Stated goal: Will you output the lines between the ones holding "What Chart.js code" and "The picture is", inclusive, exactly as they stand, and only those lines, with the pictures left out?

Records supplied:
= = = = =
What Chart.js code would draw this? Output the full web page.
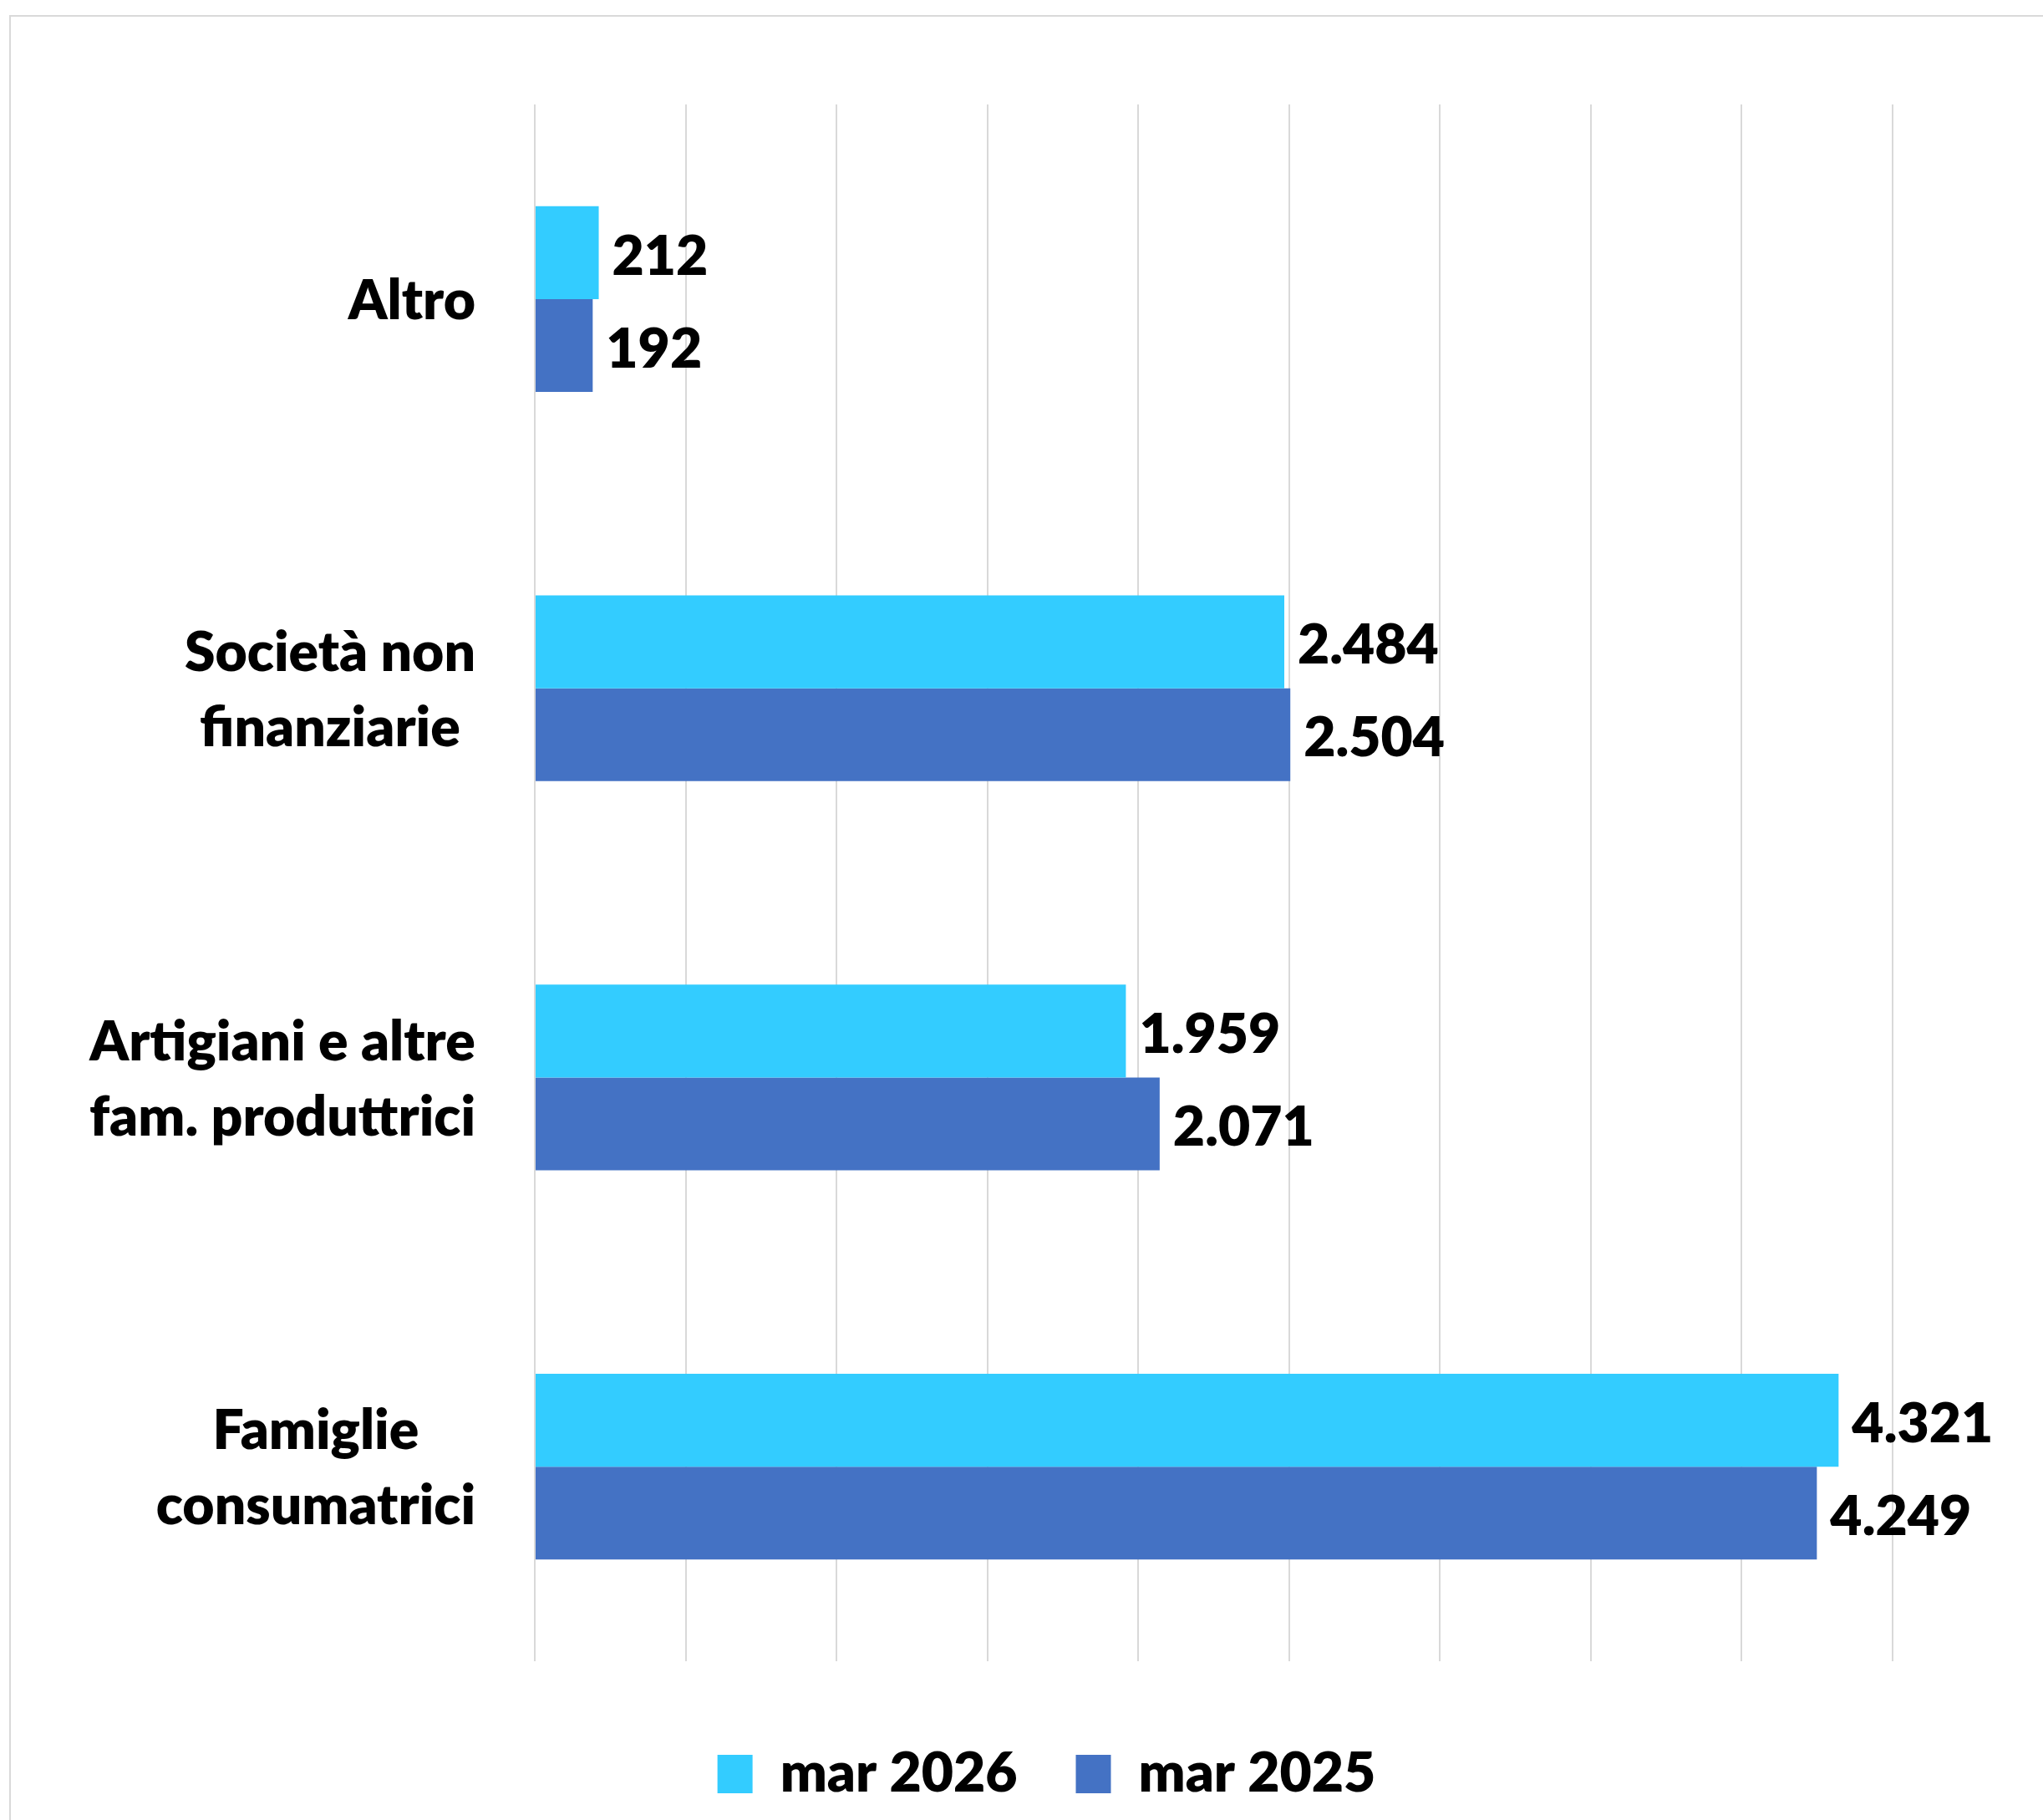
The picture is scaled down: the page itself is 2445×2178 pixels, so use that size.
= = = = =
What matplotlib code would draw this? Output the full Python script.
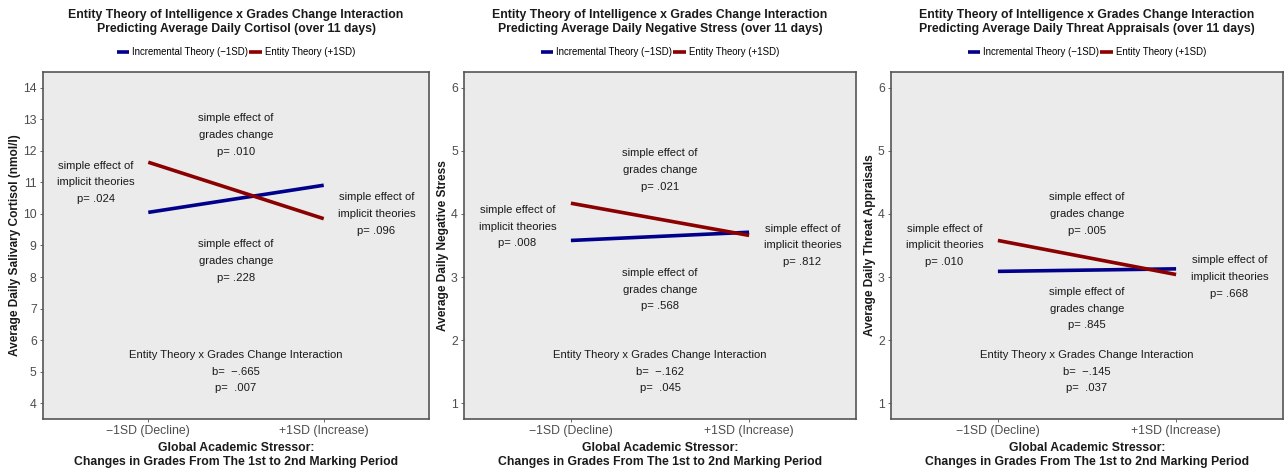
= = = = =
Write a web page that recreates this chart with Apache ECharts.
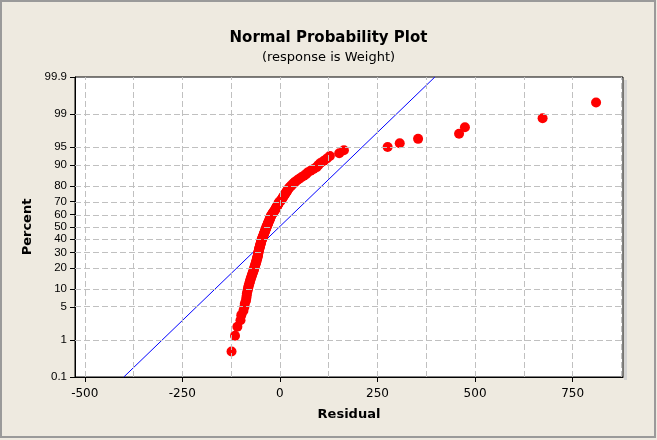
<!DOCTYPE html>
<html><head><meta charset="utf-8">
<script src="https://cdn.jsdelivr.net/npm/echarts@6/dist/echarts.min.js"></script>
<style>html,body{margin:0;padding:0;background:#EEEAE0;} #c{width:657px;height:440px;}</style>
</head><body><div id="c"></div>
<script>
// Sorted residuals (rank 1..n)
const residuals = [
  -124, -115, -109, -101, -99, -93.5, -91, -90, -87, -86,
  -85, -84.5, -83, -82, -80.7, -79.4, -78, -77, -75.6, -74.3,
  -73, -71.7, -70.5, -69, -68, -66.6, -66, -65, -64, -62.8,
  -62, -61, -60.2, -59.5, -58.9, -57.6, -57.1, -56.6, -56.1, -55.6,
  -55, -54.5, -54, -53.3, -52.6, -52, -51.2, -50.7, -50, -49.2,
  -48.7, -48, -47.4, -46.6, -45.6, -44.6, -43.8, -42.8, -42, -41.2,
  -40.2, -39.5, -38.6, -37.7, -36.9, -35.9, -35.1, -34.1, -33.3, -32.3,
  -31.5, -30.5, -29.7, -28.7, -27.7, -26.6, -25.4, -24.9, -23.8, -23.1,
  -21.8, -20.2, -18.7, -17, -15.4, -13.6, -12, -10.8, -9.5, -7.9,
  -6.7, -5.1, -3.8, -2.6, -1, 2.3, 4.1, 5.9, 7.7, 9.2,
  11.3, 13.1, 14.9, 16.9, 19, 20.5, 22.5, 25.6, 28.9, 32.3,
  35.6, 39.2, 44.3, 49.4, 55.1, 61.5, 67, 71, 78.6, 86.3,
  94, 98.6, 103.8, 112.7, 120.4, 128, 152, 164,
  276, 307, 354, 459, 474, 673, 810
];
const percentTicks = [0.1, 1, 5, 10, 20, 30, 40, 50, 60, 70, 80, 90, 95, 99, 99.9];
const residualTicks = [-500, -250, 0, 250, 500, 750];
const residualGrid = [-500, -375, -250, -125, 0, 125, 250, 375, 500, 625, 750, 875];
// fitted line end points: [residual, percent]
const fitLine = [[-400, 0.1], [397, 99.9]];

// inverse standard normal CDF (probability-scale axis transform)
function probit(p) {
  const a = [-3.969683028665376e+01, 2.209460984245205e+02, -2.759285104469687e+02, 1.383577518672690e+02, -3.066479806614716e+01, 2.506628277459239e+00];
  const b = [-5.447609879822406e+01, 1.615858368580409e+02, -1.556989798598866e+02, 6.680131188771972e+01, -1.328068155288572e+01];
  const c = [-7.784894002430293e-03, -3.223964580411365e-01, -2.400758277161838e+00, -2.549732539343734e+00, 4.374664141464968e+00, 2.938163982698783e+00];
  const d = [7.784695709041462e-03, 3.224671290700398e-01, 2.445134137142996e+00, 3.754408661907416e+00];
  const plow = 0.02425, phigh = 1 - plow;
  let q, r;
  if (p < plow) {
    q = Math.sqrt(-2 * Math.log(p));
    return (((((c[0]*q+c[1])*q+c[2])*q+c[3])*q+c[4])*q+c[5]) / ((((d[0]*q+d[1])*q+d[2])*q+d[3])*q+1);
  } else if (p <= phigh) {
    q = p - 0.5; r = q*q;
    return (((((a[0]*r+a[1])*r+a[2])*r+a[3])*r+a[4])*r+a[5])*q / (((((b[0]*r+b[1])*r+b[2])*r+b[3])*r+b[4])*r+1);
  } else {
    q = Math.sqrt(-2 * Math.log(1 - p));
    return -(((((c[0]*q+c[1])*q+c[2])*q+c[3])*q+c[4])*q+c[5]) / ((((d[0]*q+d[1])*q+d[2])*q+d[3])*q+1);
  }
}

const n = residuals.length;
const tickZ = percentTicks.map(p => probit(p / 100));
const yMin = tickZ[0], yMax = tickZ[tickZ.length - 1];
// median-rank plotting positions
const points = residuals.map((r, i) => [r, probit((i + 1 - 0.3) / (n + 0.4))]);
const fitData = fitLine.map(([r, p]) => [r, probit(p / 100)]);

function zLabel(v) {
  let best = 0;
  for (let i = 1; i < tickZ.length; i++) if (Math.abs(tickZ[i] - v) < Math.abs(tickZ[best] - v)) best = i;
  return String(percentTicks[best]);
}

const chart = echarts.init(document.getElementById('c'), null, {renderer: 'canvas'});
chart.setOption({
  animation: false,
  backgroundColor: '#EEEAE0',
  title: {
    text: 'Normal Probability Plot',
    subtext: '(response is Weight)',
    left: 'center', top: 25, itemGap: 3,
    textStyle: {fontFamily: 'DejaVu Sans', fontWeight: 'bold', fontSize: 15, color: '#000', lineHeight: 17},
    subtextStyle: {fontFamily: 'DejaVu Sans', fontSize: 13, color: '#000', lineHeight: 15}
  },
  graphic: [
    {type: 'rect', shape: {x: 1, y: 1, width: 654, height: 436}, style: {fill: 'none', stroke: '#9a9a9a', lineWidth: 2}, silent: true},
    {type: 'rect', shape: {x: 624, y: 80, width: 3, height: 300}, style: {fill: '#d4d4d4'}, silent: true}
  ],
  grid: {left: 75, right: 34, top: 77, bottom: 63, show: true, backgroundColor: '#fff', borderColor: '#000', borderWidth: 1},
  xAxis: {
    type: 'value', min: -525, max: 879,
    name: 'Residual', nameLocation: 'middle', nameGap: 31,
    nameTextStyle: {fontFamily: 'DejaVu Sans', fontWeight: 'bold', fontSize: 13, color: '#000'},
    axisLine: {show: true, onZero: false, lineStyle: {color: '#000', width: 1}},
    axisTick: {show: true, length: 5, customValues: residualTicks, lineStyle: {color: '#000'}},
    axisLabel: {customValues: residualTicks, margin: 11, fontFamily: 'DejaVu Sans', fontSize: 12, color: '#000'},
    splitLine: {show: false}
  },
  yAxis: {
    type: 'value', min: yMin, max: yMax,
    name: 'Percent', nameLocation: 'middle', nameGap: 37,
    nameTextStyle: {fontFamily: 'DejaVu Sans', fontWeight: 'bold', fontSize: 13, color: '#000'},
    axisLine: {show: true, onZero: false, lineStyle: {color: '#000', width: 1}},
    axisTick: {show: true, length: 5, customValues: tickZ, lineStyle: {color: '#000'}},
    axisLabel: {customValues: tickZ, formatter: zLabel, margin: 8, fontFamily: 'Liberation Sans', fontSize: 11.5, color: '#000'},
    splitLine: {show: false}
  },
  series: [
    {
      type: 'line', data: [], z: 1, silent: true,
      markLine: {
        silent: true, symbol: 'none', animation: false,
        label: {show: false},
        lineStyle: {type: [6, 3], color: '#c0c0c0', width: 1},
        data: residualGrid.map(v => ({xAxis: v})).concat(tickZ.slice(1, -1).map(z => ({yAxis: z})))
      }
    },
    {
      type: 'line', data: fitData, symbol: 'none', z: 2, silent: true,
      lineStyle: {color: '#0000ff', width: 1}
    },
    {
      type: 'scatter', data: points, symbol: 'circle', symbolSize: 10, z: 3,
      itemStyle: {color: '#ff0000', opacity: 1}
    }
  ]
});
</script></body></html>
= = = = =
Exercise solution:
What Chart.js code would draw this? Output the full web page.
The picture is scaled down: the page itself is 2445×2178 pixels, so use that size.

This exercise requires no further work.